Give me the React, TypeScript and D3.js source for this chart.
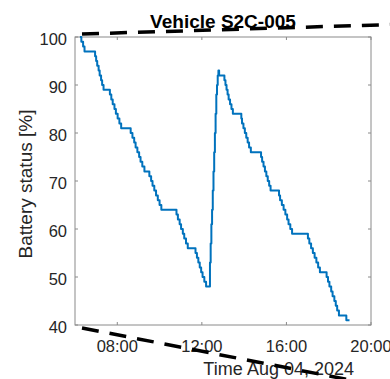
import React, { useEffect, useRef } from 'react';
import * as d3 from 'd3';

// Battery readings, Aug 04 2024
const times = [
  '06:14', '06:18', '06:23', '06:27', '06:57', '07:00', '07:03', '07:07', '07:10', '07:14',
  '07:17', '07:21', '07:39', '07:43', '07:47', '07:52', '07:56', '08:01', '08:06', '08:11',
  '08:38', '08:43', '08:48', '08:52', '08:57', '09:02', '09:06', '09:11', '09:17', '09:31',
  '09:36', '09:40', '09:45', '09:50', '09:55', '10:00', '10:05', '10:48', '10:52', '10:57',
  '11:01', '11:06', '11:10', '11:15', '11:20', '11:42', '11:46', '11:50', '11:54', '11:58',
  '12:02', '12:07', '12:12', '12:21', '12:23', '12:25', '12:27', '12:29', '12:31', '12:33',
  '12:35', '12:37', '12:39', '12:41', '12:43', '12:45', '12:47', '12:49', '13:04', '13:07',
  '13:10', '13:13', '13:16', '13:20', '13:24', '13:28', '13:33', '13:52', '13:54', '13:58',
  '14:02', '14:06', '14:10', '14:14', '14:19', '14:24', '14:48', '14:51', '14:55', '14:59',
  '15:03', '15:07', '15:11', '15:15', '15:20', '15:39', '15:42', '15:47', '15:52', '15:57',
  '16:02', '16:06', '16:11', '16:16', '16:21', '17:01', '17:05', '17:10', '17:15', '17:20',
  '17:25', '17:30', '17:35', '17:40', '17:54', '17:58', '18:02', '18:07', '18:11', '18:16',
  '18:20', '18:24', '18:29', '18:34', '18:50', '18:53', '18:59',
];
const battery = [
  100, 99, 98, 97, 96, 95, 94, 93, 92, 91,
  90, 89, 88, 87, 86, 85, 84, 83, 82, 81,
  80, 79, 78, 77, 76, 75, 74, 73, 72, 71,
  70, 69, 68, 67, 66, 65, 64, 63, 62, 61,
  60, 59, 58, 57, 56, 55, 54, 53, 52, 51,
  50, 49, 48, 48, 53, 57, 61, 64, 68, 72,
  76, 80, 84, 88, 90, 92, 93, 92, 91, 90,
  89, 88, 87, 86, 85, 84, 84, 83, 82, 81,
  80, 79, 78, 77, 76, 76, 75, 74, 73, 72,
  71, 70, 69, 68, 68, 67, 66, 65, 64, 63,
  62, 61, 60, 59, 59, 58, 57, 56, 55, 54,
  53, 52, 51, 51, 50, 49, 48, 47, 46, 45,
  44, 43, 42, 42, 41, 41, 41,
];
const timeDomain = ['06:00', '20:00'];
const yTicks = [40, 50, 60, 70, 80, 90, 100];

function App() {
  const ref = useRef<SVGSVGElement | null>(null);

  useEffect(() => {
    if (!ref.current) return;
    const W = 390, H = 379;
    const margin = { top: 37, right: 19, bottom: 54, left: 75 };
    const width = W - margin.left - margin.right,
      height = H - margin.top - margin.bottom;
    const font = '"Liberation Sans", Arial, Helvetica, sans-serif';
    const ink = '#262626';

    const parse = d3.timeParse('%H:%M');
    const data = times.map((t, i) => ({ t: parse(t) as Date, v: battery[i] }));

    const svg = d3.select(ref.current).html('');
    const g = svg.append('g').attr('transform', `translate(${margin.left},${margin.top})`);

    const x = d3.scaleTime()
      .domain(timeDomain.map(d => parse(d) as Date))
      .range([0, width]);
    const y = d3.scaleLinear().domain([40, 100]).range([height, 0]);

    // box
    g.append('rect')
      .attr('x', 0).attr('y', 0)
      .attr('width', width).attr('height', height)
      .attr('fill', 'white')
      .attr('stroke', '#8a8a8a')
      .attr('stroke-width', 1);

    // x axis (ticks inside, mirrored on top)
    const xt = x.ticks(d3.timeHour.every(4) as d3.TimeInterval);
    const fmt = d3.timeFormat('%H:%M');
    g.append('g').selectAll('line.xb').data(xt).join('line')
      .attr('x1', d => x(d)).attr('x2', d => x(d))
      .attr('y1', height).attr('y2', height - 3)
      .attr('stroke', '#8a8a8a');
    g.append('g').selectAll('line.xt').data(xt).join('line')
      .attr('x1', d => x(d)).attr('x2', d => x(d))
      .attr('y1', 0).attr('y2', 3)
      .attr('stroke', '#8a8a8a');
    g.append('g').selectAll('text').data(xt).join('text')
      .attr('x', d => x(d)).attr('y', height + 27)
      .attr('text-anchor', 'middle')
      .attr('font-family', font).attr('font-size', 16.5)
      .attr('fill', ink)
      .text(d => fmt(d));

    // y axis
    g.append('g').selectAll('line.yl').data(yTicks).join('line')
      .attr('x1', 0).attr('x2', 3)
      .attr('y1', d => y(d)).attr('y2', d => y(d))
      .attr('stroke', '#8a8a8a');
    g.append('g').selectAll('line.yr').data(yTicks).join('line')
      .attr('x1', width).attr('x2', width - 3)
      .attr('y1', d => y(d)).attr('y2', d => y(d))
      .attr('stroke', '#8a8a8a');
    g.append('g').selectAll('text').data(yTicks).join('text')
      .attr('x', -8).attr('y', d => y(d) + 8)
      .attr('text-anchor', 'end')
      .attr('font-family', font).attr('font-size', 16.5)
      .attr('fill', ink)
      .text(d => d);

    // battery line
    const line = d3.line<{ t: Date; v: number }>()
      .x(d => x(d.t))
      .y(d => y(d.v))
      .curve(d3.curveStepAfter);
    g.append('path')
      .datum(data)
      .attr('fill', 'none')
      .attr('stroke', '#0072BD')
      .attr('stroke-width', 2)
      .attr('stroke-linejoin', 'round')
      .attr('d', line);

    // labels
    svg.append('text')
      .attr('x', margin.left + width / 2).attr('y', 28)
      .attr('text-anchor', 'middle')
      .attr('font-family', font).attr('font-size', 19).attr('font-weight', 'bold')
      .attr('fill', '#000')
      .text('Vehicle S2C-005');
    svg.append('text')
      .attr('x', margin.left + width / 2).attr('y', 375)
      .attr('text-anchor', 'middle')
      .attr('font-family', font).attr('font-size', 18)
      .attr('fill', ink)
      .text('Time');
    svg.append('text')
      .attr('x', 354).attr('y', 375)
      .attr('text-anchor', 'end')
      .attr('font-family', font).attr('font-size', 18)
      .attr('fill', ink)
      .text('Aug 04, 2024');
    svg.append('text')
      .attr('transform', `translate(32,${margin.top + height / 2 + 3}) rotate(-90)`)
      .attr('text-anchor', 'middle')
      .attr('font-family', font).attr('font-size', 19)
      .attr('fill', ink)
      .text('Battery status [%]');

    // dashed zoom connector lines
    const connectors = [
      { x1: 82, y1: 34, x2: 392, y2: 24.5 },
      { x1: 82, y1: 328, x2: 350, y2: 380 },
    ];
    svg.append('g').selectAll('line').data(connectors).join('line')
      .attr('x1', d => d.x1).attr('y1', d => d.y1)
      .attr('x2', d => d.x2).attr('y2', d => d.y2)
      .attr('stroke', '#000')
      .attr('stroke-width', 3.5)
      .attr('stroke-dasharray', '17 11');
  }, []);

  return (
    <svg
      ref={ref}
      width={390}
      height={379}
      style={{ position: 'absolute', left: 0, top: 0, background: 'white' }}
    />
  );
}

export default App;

...

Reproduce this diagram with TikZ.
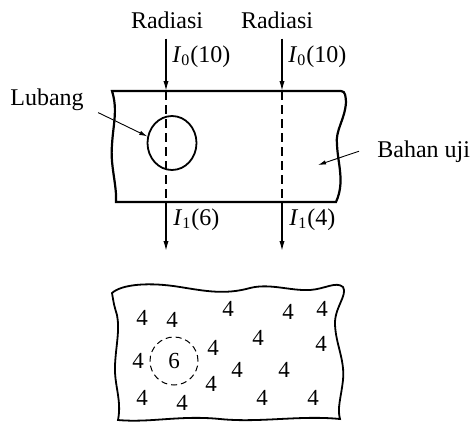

§ **Goal**:
Go to the line that contains "Give me the" and copy from there down to the line that contains "import * as d3 from 'd3';", with both lines included. Pass over the pictures.

§ **Problem solution**:
Give me the React, TypeScript and D3.js source for this chart.
import React, { useEffect, useRef } from 'react';
import * as d3 from 'd3';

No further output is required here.